The costumes are likewise stylish, at times bizarrely so—all the Dons and Donnas are dressed to kill, from Donna Anna’s billowing negligee, to Donna Elvira’s forest green hostess-gown-pant-suit-ensemble, to Don Giovanni’s red sharkskin suit and glittering smoking loafers.

The Commendatore (William Guanbo Su) for some reason is dressed as Karl Lagerfeld. Not like he reminds me of Karl Lagerfeld, like, he is Karl Lagerfeld. White ponytail, mirrored sunglasses, little leather fingerless gloves—Karl Lagerfeld. Why is the Commendatore Karl Lagerfeld?
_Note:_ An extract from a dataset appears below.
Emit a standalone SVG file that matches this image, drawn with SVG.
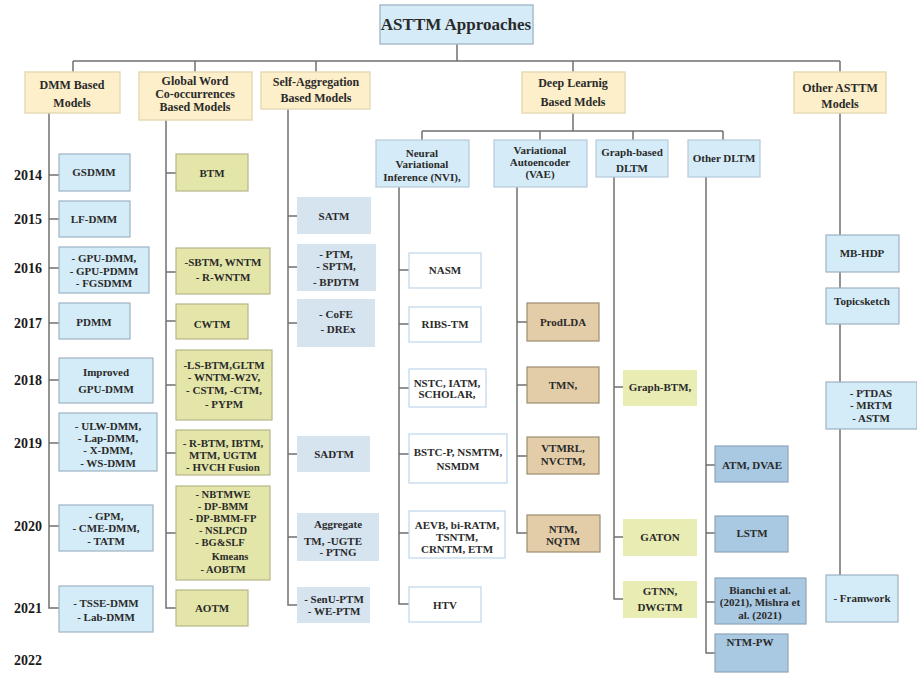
<svg xmlns="http://www.w3.org/2000/svg" width="917" height="673" viewBox="0 0 917 673">
<style>
text{font-family:"Liberation Serif","Times New Roman",serif;font-weight:bold;fill:#2a2a2a;text-anchor:middle}
.t{font-size:11px}
.s{font-size:10.5px}
.c{font-size:12px}
.y{font-size:14px;fill:#1a1a1a}
.title{fill:#d5ecf8;stroke:#a9bccb;stroke-width:1.5}
.cat{fill:#fcefc9;stroke:#e6dab8;stroke-width:1.5}
.sub{fill:#d5ecf8;stroke:#b5cadb;stroke-width:1.2}
.dmm{fill:#d4ecf8;stroke:#9fb2c2;stroke-width:1.2}
.gw{fill:#e3e6a8;stroke:#b6b68c;stroke-width:1.2}
.sa{fill:#d6e4f0;stroke:none}
.nvi{fill:#ffffff;stroke:#bcd6ea;stroke-width:1.2}
.vae{fill:#e3cda8;stroke:#9c8c70;stroke-width:1.2}
.gr{fill:#e9edb3;stroke:none}
.od{fill:#a9c8e2;stroke:#8ea6ba;stroke-width:1.2}
.oa{fill:#d4ecf8;stroke:#9fb2c2;stroke-width:1.2}
#connectors path{fill:none;stroke:#707070;stroke-width:1.5}
</style>
<rect width="917" height="673" fill="#ffffff"/>
<g id="connectors">
<path d="M457,44V61M73,61H840M73,61V72M195,61V72M316,61V72M573,61V72M840,61V72"/>
<path d="M49,113V608H59M49,175H59M49,219H59M49,268H59M49,323H59M49,380H59M49,443H59M49,526H59"/>
<path d="M166,120V608H176M166,173H176M166,272H176M166,321H176M166,385H176M166,453H176M166,533H176"/>
<path d="M288,109V605H297M288,216H297M288,267H297M288,323H297M288,454H297M288,537H297"/>
<path d="M573,113V131M422,131H723M422,131V140M540,131V140M633,131V140M723,131V140"/>
<path d="M399,187V604H409M399,270H409M399,324H409M399,388H409M399,454H409M399,533H409"/>
<path d="M517,187V533H527M517,322H527M517,385H527M517,456H527"/>
<path d="M614,177V599H623M614,387H623M614,537H623"/>
<path d="M706,177V653H715M706,465H715M706,533H715M706,602H715"/>
<path d="M840,113V598H826M840,253H826M840,307H826M840,406H826"/>
</g>
<g id="years">
<text class="y" x="28" y="180">2014</text>
<text class="y" x="28" y="224">2015</text>
<text class="y" x="28" y="273">2016</text>
<text class="y" x="28" y="328">2017</text>
<text class="y" x="28" y="385">2018</text>
<text class="y" x="28" y="448">2019</text>
<text class="y" x="28" y="531">2020</text>
<text class="y" x="28" y="613">2021</text>
<text class="y" x="28" y="665">2022</text>
</g>
<g id="root"><rect class="title" x="380" y="5" width="153" height="39"/><text x="456" y="30" style="font-size:17px">ASTTM Approaches</text></g>
<g id="cat-dmm"><rect class="cat" x="25" y="72" width="95" height="41"/><text class="c" x="72" y="89">DMM Based</text><text class="c" x="72" y="107">Models</text></g>
<g id="cat-global"><rect class="cat" x="139" y="72" width="113" height="48"/><text class="c" x="195" y="85">Global Word</text><text class="c" x="195" y="98">Co-occurrences</text><text class="c" x="195" y="111">Based Models</text></g>
<g id="cat-self"><rect class="cat" x="261" y="72" width="109" height="37"/><text class="c" x="316" y="86">Self-Aggregation</text><text class="c" x="316" y="102">Based Models</text></g>
<g id="cat-deep"><rect class="cat" x="522" y="72" width="103" height="41"/><text class="c" x="573" y="87">Deep Learnig</text><text class="c" x="573" y="106">Based Mdels</text></g>
<g id="cat-other"><rect class="cat" x="794" y="72" width="92" height="41"/><text class="c" x="840" y="92">Other ASTTM</text><text class="c" x="840" y="108">Models</text></g>
<g id="sub-nvi"><rect class="sub" x="376" y="140" width="93" height="47"/><text class="t" x="422" y="157">Neural</text><text class="t" x="422" y="168">Variational</text><text class="t" x="422" y="181">Inference (NVI),</text></g>
<g id="sub-vae"><rect class="sub" x="494" y="140" width="93" height="47"/><text class="t" x="540" y="154">Variational</text><text class="t" x="540" y="166">Autoencoder</text><text class="t" x="540" y="178">(VAE)</text></g>
<g id="sub-graph"><rect class="sub" x="596" y="140" width="72" height="37"/><text class="t" x="632" y="156">Graph-based</text><text class="t" x="632" y="172">DLTM</text></g>
<g id="sub-odltm"><rect class="sub" x="688" y="140" width="72" height="37"/><text class="t" x="724" y="162">Other DLTM</text></g>
<g id="gsdmm"><rect class="dmm" x="59" y="154" width="71" height="37"/><text class="t" x="94" y="176">GSDMM</text></g>
<g id="lfdmm"><rect class="dmm" x="59" y="201" width="71" height="36"/><text class="t" x="94" y="223">LF-DMM</text></g>
<g id="gpudmm"><rect class="dmm" x="59" y="247" width="90" height="46"/><text class="t" x="104" y="262">- GPU-DMM,</text><text class="t" x="104" y="275">- GPU-PDMM</text><text class="t" x="104" y="287">- FGSDMM</text></g>
<g id="pdmm"><rect class="dmm" x="59" y="303" width="71" height="36"/><text class="t" x="94" y="326">PDMM</text></g>
<g id="improved"><rect class="dmm" x="59" y="358" width="94" height="45"/><text class="t" x="106" y="376">Improved</text><text class="t" x="106" y="393">GPU-DMM</text></g>
<g id="ulwdmm"><rect class="dmm" x="59" y="413" width="98" height="58"/><text class="t" x="108" y="430">- ULW-DMM,</text><text class="t" x="108" y="442">- Lap-DMM,</text><text class="t" x="108" y="454">- X-DMM,</text><text class="t" x="108" y="467">- WS-DMM</text></g>
<g id="gpm"><rect class="dmm" x="59" y="505" width="94" height="46"/><text class="t" x="106" y="520">- GPM,</text><text class="t" x="106" y="532">- CME-DMM,</text><text class="t" x="106" y="545">- TATM</text></g>
<g id="tsse"><rect class="dmm" x="59" y="586" width="94" height="46"/><text class="t" x="106" y="607">- TSSE-DMM</text><text class="t" x="106" y="621">- Lab-DMM</text></g>
<g id="btm"><rect class="gw" x="176" y="154" width="72" height="37"/><text class="t" x="212" y="177">BTM</text></g>
<g id="sbtm"><rect class="gw" x="176" y="248" width="94" height="46"/><text class="t" x="223" y="266">-SBTM,  WNTM</text><text class="t" x="223" y="281">- R-WNTM</text></g>
<g id="cwtm"><rect class="gw" x="176" y="304" width="72" height="35"/><text class="t" x="212" y="328">CWTM</text></g>
<g id="lsbtm"><rect class="gw" x="176" y="350" width="96" height="70"/><text class="t" x="224" y="369">-LS-BTM,GLTM</text><text class="t" x="224" y="381">- WNTM-W2V,</text><text class="t" x="224" y="394">- CSTM,  -CTM,</text><text class="t" x="224" y="408">- PYPM</text></g>
<g id="rbtm"><rect class="gw" x="176" y="430" width="94" height="45"/><text class="t" x="223" y="447">- R-BTM, IBTM,</text><text class="t" x="223" y="459">MTM, UGTM</text><text class="t" x="223" y="471">- HVCH Fusion</text></g>
<g id="nbtmwe"><rect class="gw" x="176" y="486" width="94" height="94"/><text class="s" x="223" y="498">- NBTMWE</text><text class="s" x="223" y="510">- DP-BMM</text><text class="s" x="223" y="522">- DP-BMM-FP</text><text class="s" x="223" y="534">- NSLPCD</text><text class="s" x="220" y="546">- BG&amp;SLF</text><text class="s" x="230" y="560">Kmeans</text><text class="s" x="223" y="573">- AOBTM</text></g>
<g id="aotm"><rect class="gw" x="176" y="590" width="72" height="36"/><text class="t" x="212" y="612">AOTM</text></g>
<g id="satm"><rect class="sa" x="297" y="197" width="74" height="37"/><text class="t" x="334" y="220">SATM</text></g>
<g id="ptm"><rect class="sa" x="297" y="244" width="79" height="47"/><text class="t" x="336" y="258">- PTM,</text><text class="t" x="336" y="270">- SPTM,</text><text class="t" x="336" y="286">- BPDTM</text></g>
<g id="cofe"><rect class="sa" x="297" y="299" width="78" height="48"/><text class="t" x="336" y="318">- CoFE</text><text class="t" x="338" y="333">- DREx</text></g>
<g id="sadtm"><rect class="sa" x="297" y="436" width="73" height="36"/><text class="t" x="334" y="458">SADTM</text></g>
<g id="aggregate"><rect class="sa" x="297" y="513" width="82" height="48"/><text class="t" x="338" y="528">Aggregate</text><text class="t" x="333" y="545">TM, -UGTE</text><text class="t" x="338" y="556">- PTNG</text></g>
<g id="senu"><rect class="sa" x="297" y="587" width="73" height="36"/><text class="t" x="334" y="603">-  SenU-PTM</text><text class="t" x="334" y="615">- WE-PTM</text></g>
<g id="nasm"><rect class="nvi" x="409" y="253" width="72" height="35"/><text class="t" x="445" y="274">NASM</text></g>
<g id="ribs"><rect class="nvi" x="409" y="307" width="72" height="35"/><text class="t" x="445" y="328">RIBS-TM</text></g>
<g id="nstc"><rect class="nvi" x="409" y="369" width="77" height="38"/><text class="t" x="447" y="387">NSTC, IATM,</text><text class="t" x="447" y="398">SCHOLAR,</text></g>
<g id="bstc"><rect class="nvi" x="409" y="434" width="98" height="49"/><text class="t" x="458" y="456">BSTC-P, NSMTM,</text><text class="t" x="458" y="470">NSMDM</text></g>
<g id="aevb"><rect class="nvi" x="409" y="511" width="96" height="47"/><text class="t" x="457" y="529">AEVB, bi-RATM,</text><text class="t" x="457" y="541">TSNTM,</text><text class="t" x="457" y="553">CRNTM, ETM</text></g>
<g id="htv"><rect class="nvi" x="409" y="587" width="72" height="35"/><text class="t" x="445" y="609">HTV</text></g>
<g id="prodlda"><rect class="vae" x="527" y="303" width="72" height="38"/><text class="t" x="563" y="326">ProdLDA</text></g>
<g id="tmn"><rect class="vae" x="527" y="367" width="72" height="36"/><text class="t" x="563" y="389">TMN,</text></g>
<g id="vtmrl"><rect class="vae" x="527" y="437" width="72" height="37"/><text class="t" x="563" y="452">VTMRL,</text><text class="t" x="563" y="465">NVCTM,</text></g>
<g id="ntm"><rect class="vae" x="527" y="515" width="73" height="37"/><text class="t" x="563" y="533">NTM,</text><text class="t" x="563" y="545">NQTM</text></g>
<g id="graphbtm"><rect class="gr" x="623" y="370" width="74" height="36"/><text class="t" x="660" y="391">Graph-BTM,</text></g>
<g id="gaton"><rect class="gr" x="623" y="519" width="74" height="37"/><text class="t" x="660" y="541">GATON</text></g>
<g id="gtnn"><rect class="gr" x="623" y="581" width="74" height="37"/><text class="t" x="660" y="595">GTNN,</text><text class="t" x="660" y="611">DWGTM</text></g>
<g id="atm"><rect class="od" x="715" y="446" width="73" height="36"/><text class="t" x="752" y="469">ATM, DVAE</text></g>
<g id="lstm"><rect class="od" x="715" y="516" width="73" height="36"/><text class="t" x="752" y="537">LSTM</text></g>
<g id="bianchi"><rect class="od" x="715" y="578" width="91" height="46"/><text class="t" x="760" y="594">Bianchi et al.</text><text class="t" x="760" y="606">(2021), Mishra et</text><text class="t" x="760" y="619">al. (2021)</text></g>
<g id="ntmpw"><rect class="od" x="715" y="634" width="73" height="38"/><text class="t" x="750" y="646">NTM-PW</text></g>
<g id="mbhdp"><rect class="oa" x="826" y="235" width="73" height="37"/><text class="t" x="862" y="257">MB-HDP</text></g>
<g id="topicsketch"><rect class="oa" x="826" y="288" width="73" height="36"/><text class="t" x="862" y="305">Topicsketch</text></g>
<g id="ptdas"><rect class="oa" x="826" y="382" width="91" height="47"/><text class="t" x="871" y="397">- PTDAS</text><text class="t" x="871" y="409">- MRTM</text><text class="t" x="871" y="422">- ASTM</text></g>
<g id="framwork"><rect class="oa" x="826" y="575" width="72" height="47"/><text class="t" x="862" y="602">- Framwork</text></g>
</svg>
I could not tell you, but he got a laugh just walking onstage in the first scene, and Donna Anna swears Don Ottavio to vengeance while clutching her father’s fallen Karl Lagerfeld mirror shades, which got a laugh out of me.

Don Lagerfeld aside, the opulence of the costumes makes more sense when we encounter Zerlina (Jessica Niles) and Masetto (Gregory Feldmann), she in a hot pink Jersey girl rhinestones-and-ruffles prom dress and he in a badly-fitting white suit—the class difference between Zerlina and Masetto and the rest of the cast is highly legible, and with it, so is their relative powerlessness in the hands of a gentleman like Don Giovanni.

Niles is the only undergraduate in the cast, and her Zerlina is a sweet-voiced spitfire who more than holds her own, vocally and in terms of star power.

There are moments in this evening that are less than perfectly vocally polished—Ley’s breath does not always last him to the ends of phrases in “Il mio tesoro,” for example, and Tampakopoulos has some intonation issues on the vaulting intervals of “Ah, chi mi dice mai”—but I find them easy to forgive, given the overall quality of the singing, the acting, and the reading of the opera that acting realizes.

Without gimmicks, without resorting to revisionist rewriting, Griffin has staged a Don Giovanniin critical conversation with contemporary discourses of power and privilege. Apparently, you can teach an old Don new tricks.